What the task asks —
Pictures appear in the records below; write out everything else exactly.
----- Records supplied
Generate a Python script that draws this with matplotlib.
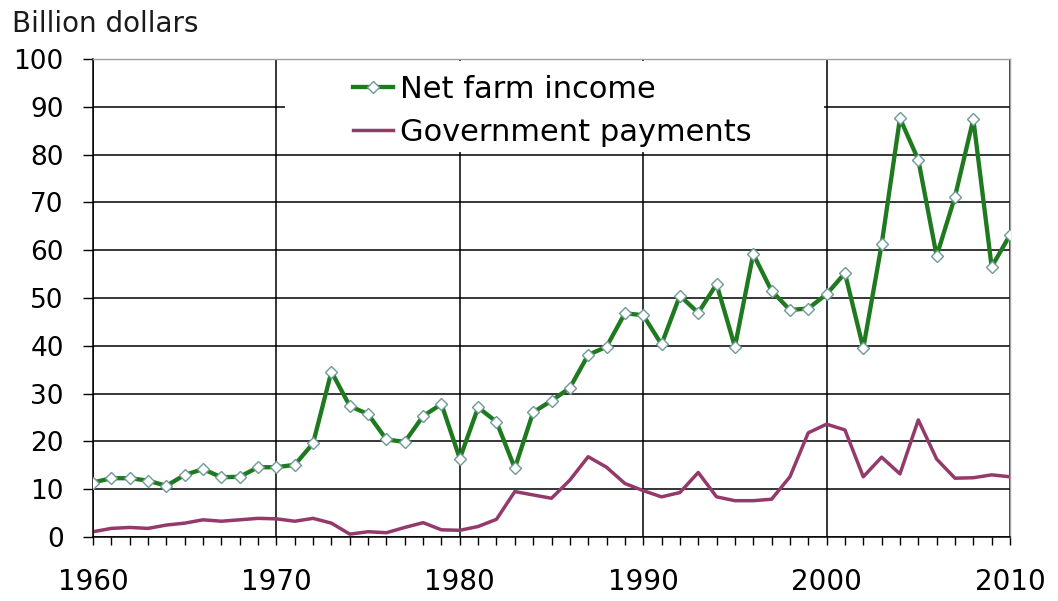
import matplotlib
matplotlib.use("Agg")
import matplotlib.pyplot as plt
from matplotlib.ticker import MultipleLocator
from matplotlib.patches import Rectangle

years = list(range(1960, 2011))
net_farm_income = [11.4, 12.3, 12.3, 11.8, 10.7, 13.0, 14.2, 12.5, 12.6, 14.6,
                   14.6, 15.1, 19.6, 34.6, 27.4, 25.7, 20.4, 19.9, 25.3, 27.8,
                   16.4, 27.1, 24.1, 14.4, 26.1, 28.5, 31.2, 38.1, 39.8, 46.8,
                   46.4, 40.3, 50.5, 46.9, 52.9, 39.8, 59.2, 51.5, 47.5, 47.8,
                   50.8, 55.2, 39.5, 61.2, 87.6, 78.9, 58.8, 71.2, 87.4, 56.5,
                   63.2]
government_payments = [1.1, 1.8, 2.0, 1.8, 2.5, 2.9, 3.6, 3.3, 3.6, 3.9,
                       3.8, 3.3, 3.9, 2.9, 0.6, 1.1, 0.9, 2.0, 3.0, 1.5,
                       1.4, 2.2, 3.7, 9.5, 8.8, 8.1, 11.9, 16.8, 14.6, 11.2,
                       9.7, 8.4, 9.3, 13.5, 8.4, 7.6, 7.6, 7.9, 12.6, 21.8,
                       23.6, 22.4, 12.6, 16.7, 13.2, 24.5, 16.3, 12.3, 12.4, 13.0,
                       12.6]
x_major = [1960, 1970, 1980, 1990, 2000, 2010]
y_ticks = list(range(0, 101, 10))
series_labels = ["Net farm income", "Government payments"]

plt.rcParams['font.family'] = ['DejaVu Sans']

fig = plt.figure(figsize=(10.58, 6.01), dpi=100)
ax = fig.add_axes([93/1058, 1 - 537/601, (1010-93)/1058, (537-59)/601])

ax.set_xlim(1960, 2010)
ax.set_ylim(0, 100)
ax.set_xticks(x_major)
ax.xaxis.set_minor_locator(MultipleLocator(1))
ax.set_yticks(y_ticks)

ax.set_axisbelow(True)
ax.grid(axis='y', color='black', linewidth=1.1, zorder=0.5)
ax.grid(axis='x', which='major', color='black', linewidth=1.1, zorder=0.5)

# white legend background
ax.add_patch(Rectangle((0.209, 0.805), 0.588, 0.19, transform=ax.transAxes,
                       facecolor='white', edgecolor='none', zorder=1))

ln1, = ax.plot(years, net_farm_income, color='#1f7a1f', linewidth=3.1,
               marker='D', markersize=6, markerfacecolor='white',
               markeredgecolor='#6f9a9a', markeredgewidth=1.0, zorder=3,
               label=series_labels[0])
ln2, = ax.plot(years, government_payments, color='#933a6a', linewidth=2.5,
               zorder=2, label=series_labels[1])

for side in ['top', 'right']:
    ax.spines[side].set_color('#a0a0a0')
    ax.spines[side].set_linewidth(1.0)
for side in ['left', 'bottom']:
    ax.spines[side].set_color('black')
    ax.spines[side].set_linewidth(1.1)

ax.tick_params(axis='y', direction='out', length=7, width=1, pad=14,
               labelsize=19, colors='black')
ax.tick_params(axis='x', which='major', direction='out', length=6, width=1,
               pad=16, labelsize=20)
ax.tick_params(axis='x', which='minor', direction='out', length=6, width=1)

fig.text(12/1058, 1 - 32/601, "Billion dollars", fontsize=20, va='baseline',
         ha='left', color='#1a1a1a')

leg = ax.legend(handles=[ln1, ln2], loc='upper left',
                bbox_to_anchor=(353/1058, 1 - 75/601),
                bbox_transform=fig.transFigure, frameon=False,
                fontsize=22, handlelength=1.3, handletextpad=0.25,
                labelspacing=0.45, borderpad=0, borderaxespad=0)
leg.set_zorder(5)

fig.savefig("out.png", dpi=100)
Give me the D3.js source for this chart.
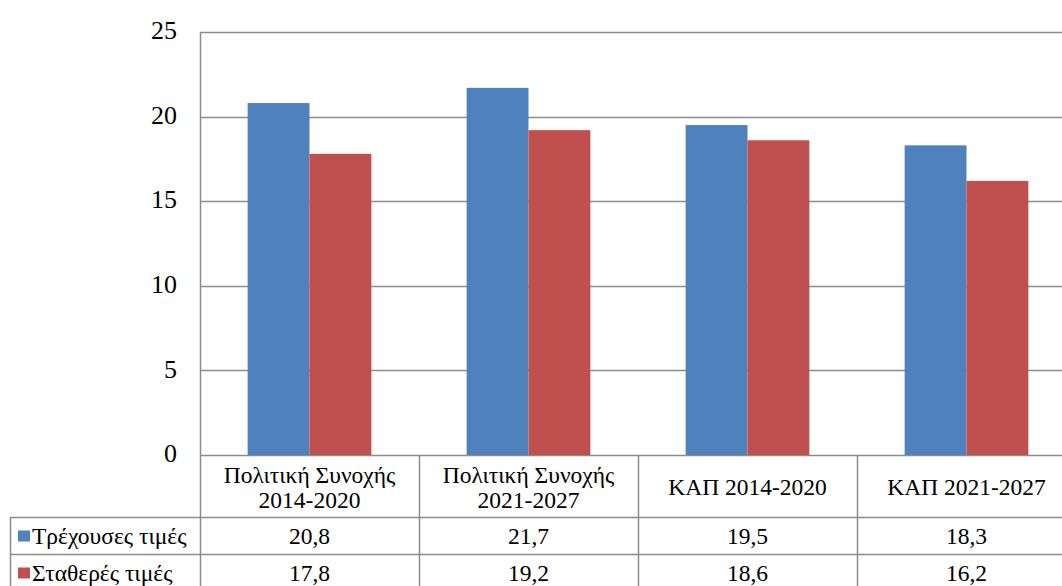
----------
Task response —
Generate a Python script that draws this with matplotlib.
import matplotlib
matplotlib.use("Agg")
import matplotlib.pyplot as plt
from matplotlib.ticker import MultipleLocator
from matplotlib.patches import Rectangle

years = list(range(1960, 2011))
net_farm_income = [11.4, 12.3, 12.3, 11.8, 10.7, 13.0, 14.2, 12.5, 12.6, 14.6,
                   14.6, 15.1, 19.6, 34.6, 27.4, 25.7, 20.4, 19.9, 25.3, 27.8,
                   16.4, 27.1, 24.1, 14.4, 26.1, 28.5, 31.2, 38.1, 39.8, 46.8,
                   46.4, 40.3, 50.5, 46.9, 52.9, 39.8, 59.2, 51.5, 47.5, 47.8,
                   50.8, 55.2, 39.5, 61.2, 87.6, 78.9, 58.8, 71.2, 87.4, 56.5,
                   63.2]
government_payments = [1.1, 1.8, 2.0, 1.8, 2.5, 2.9, 3.6, 3.3, 3.6, 3.9,
                       3.8, 3.3, 3.9, 2.9, 0.6, 1.1, 0.9, 2.0, 3.0, 1.5,
                       1.4, 2.2, 3.7, 9.5, 8.8, 8.1, 11.9, 16.8, 14.6, 11.2,
                       9.7, 8.4, 9.3, 13.5, 8.4, 7.6, 7.6, 7.9, 12.6, 21.8,
                       23.6, 22.4, 12.6, 16.7, 13.2, 24.5, 16.3, 12.3, 12.4, 13.0,
                       12.6]
x_major = [1960, 1970, 1980, 1990, 2000, 2010]
y_ticks = list(range(0, 101, 10))
series_labels = ["Net farm income", "Government payments"]

plt.rcParams['font.family'] = ['DejaVu Sans']

fig = plt.figure(figsize=(10.58, 6.01), dpi=100)
ax = fig.add_axes([93/1058, 1 - 537/601, (1010-93)/1058, (537-59)/601])

ax.set_xlim(1960, 2010)
ax.set_ylim(0, 100)
ax.set_xticks(x_major)
ax.xaxis.set_minor_locator(MultipleLocator(1))
ax.set_yticks(y_ticks)

ax.set_axisbelow(True)
ax.grid(axis='y', color='black', linewidth=1.1, zorder=0.5)
ax.grid(axis='x', which='major', color='black', linewidth=1.1, zorder=0.5)

# white legend background
ax.add_patch(Rectangle((0.209, 0.805), 0.588, 0.19, transform=ax.transAxes,
                       facecolor='white', edgecolor='none', zorder=1))

ln1, = ax.plot(years, net_farm_income, color='#1f7a1f', linewidth=3.1,
               marker='D', markersize=6, markerfacecolor='white',
               markeredgecolor='#6f9a9a', markeredgewidth=1.0, zorder=3,
               label=series_labels[0])
ln2, = ax.plot(years, government_payments, color='#933a6a', linewidth=2.5,
               zorder=2, label=series_labels[1])

for side in ['top', 'right']:
    ax.spines[side].set_color('#a0a0a0')
    ax.spines[side].set_linewidth(1.0)
for side in ['left', 'bottom']:
    ax.spines[side].set_color('black')
    ax.spines[side].set_linewidth(1.1)

ax.tick_params(axis='y', direction='out', length=7, width=1, pad=14,
               labelsize=19, colors='black')
ax.tick_params(axis='x', which='major', direction='out', length=6, width=1,
               pad=16, labelsize=20)
ax.tick_params(axis='x', which='minor', direction='out', length=6, width=1)

fig.text(12/1058, 1 - 32/601, "Billion dollars", fontsize=20, va='baseline',
         ha='left', color='#1a1a1a')

leg = ax.legend(handles=[ln1, ln2], loc='upper left',
                bbox_to_anchor=(353/1058, 1 - 75/601),
                bbox_transform=fig.transFigure, frameon=False,
                fontsize=22, handlelength=1.3, handletextpad=0.25,
                labelspacing=0.45, borderpad=0, borderaxespad=0)
leg.set_zorder(5)

fig.savefig("out.png", dpi=100)
Give me the D3.js source for this chart.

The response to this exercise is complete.